No, I don't think fresh is what we naturally want. But I do think that natural freshness is what we naturally want. There is not anything inherent in fresh smells that makes them more desirable. But, fresh fragrances smell good and they offset body odors very efficiently so they are an easy choice for those not too familiar with what is possible in fragrance.
What's not to like about the fresh ozonic air after a rainstorm? Clean citrus scent or light florals smell great. Fresh aroma chemicals help to recreate these naturally clean smelling experiences. The closer to a natural experience the scent is the more likely we are to want it.
all about the marketing spin
I like spicy, musky powerhouse frags. They were my "point of entry" juices when i started my fragrance journey in the late 70's. I have read a lot about people saying their tastes change over the years. I may be handicapped because my tastes seem to have remained the same. If i have a "fresh" frag today it is because i like the scent, not because it is "fresh".
On the other hand, in spite of the views aired on this thread and others, it seems IMO that the majority of people (the demographic as recognised by the fragrance marketing industry) generally tend to favour the kind scents they were "baptised" with. Nowadays it is the "fresh" concept. And lately (and progressively so over the years) more and more people are becoming exposed to scents, as well as buying/sampling them, for the first time. It would therefore appear that "fresh is it".
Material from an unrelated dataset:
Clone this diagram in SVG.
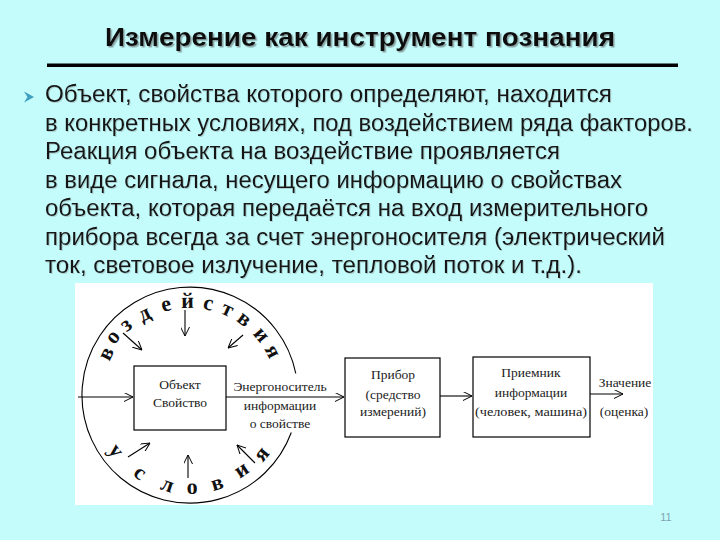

Fashions always change, though. Trends are very mobile goal-posts, hard to nail down. "Fresh" may not be what we naturally want (speaking for myself maybe) but any current trend has the power of indisputable numbers behind it, and one of those trends today is "fresh".
Please pardon any formlessness in the above.
ointments and perfume delight the heart....
My "easiest" loves are florals, rich, creamy and naturalistic, followed by spice fragrances. I've had a troubled relationship with citrus and a bad relationship with aquatics. I honestly only want citrus when it's really hot, usually.